John, the Evilutionary Biologist, points us to an interesting new article about how the “Web 2.0” is killing traditional and authoritative media outlets entitled “Thinking is so over.” The article, which is essentially a summation of a new book called The Cult of the Amateur by Andrew Keen, bemoans the ability of what Keen essentially refers to as talentless-nobodies to overthrow authorities on wikipedia and put out asinine assertions as if they were truly researched. Rather than opening up a town square where ideas could be shared, Keen sees the current manifestation of the internet as harmful to professionals in the media, and Keen (along with the article’s author, John-Paul Flintoff) make some rather dramatic analogies in an attempt to strike fear into the hearts of the Western consumer;
But talent is “the needle in today’s digital haystack”, says Keen. In a world without newspapers, publishing houses, film studios, radio and TV stations there’ll be nobody to discover and – no less important – to nurture talent. The result could be no less catastrophic than Pol Pot’s decision to eliminate talent and expertise in Cambodia by mass execution.

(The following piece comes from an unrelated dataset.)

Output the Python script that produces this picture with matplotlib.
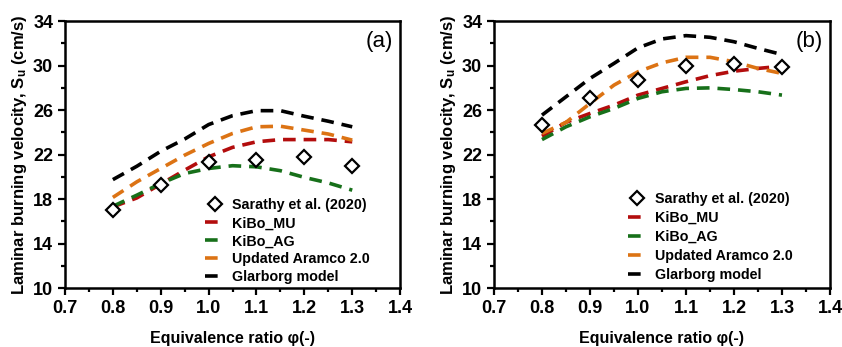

“Once dismantled, I fear that this professional media – with its rich ecosystem of writers, editors, agents, talent scouts, journalists, publishers, musicians, reporters and actors – can never again be put back together. We destroy it at our peril,” says Keen.
Yes, because the “rich ecosystem” of professional talent is always good and never has done anything wrong or tried to take advantage of the consumer. While Keel and others bemoan music piracy, I find it interesting that they don’t blame record and entertainment companies for hearing the wake-up call; CD’s have been available for two and a half decades and they still cost a bundle. Musicians have to eat, yes, (and, interestingly enough, they make most of their money off tours and merchandise, the money from the records usually going back to the company) but the common practice of making money off big-ticket acts and then pumping out a stream of terrible copy-cat bands to fill out the roster isn’t cutting it anymore. I’m not going to spend 10-15-20 dollars on a new album when I have no idea what most of the > or = 10 songs (not so long ago the average CD I purchased had at least 13 tracks) sound like. This has been remedied somewhat by streaming audio and promotional material, but the entertainment industry still wants to figure out a way to fleece the average customer. If you haven’t already, the PBS Frontline documentary “The Merchants of Cool” is a must-see when it comes to have trends are started and capitalized amongst the #1 demographic with money to burn: teenagers.
Likewise, while it is possible for wiki-addicts and bloggers to put out there ideas and opinions all over the web without much prior research, I’m not entirely comfortable with the major news companies being owned by mega-conglomerates controlling news sources either (i.e. Disney owning ABC). NPR isn’t flawless, but I remember one incident in particular where major news outlets reported a story about a suicide bombing the Middle East, but largely ignored the ongoing tale of how people in the neighborhood who had been friends previously turned on each other, resulting in a horrific bloodbath fueled by the desire for revenge. While Keen may be right that larger news outlets have more resources to launch big-time investigations, I think it is important to have many independent perspectives available on a given topic rather than relying on corporate-controlled news sources.
I also think the greater ability to share on the internet is important as far as science goes; Wikipedia might not always have the best content in its entries, but it is usually no worse than any other available encyclopedia and many papers and references I otherwise might not have access to are open to me. Rather than having to run down to the library and hope to find a particular paper available or request it and wait, I can click a link leading to a researcher’s profile page listing their work and see the paper right away, and such abilities (in addition to online journals like PLoS) are a boon to helping people who have an interest gain greater understanding of a topic. Keen might be right that errors (especially in old blog posts) may not always get fixed and are still floating around on the internet, but it seems like he’s more afraid of the internet replacing hired science writers, and given some of the science writing in newspapers and magazines these days I don’t think that’s entirely a bad thing.
I haven’t read Keen’s book, but perhaps what he is missing is that the “Web 2.0” is a backlash against media control; people have their own ideas, opinions, and perspectives and now have a great new opportunity to share them. Indeed, most movies these days are sequels or adaptations, many TV shows seem derivative of others than have come before, music seems rather bland, and mass-media in general seems to be stagnating. Even for my own part, I am amazed that I can write up my thoughts or opinions on a scientific paper or TV interview and have that scientist comment on my blog and make corrections (as has happened previously with Lawrence Krauss and Thomas Holtz, among others), and if used correctly I think the internet can do a lot of good for revitalizing thought and discourse. It’s not a cure all, and it sure has some big problems, but I won’t cry if Sony doesn’t make as much money this year or if Katie Couric’s ratings dip, and hopefully the internet will continue to change the way we acquire and transmit information for the better.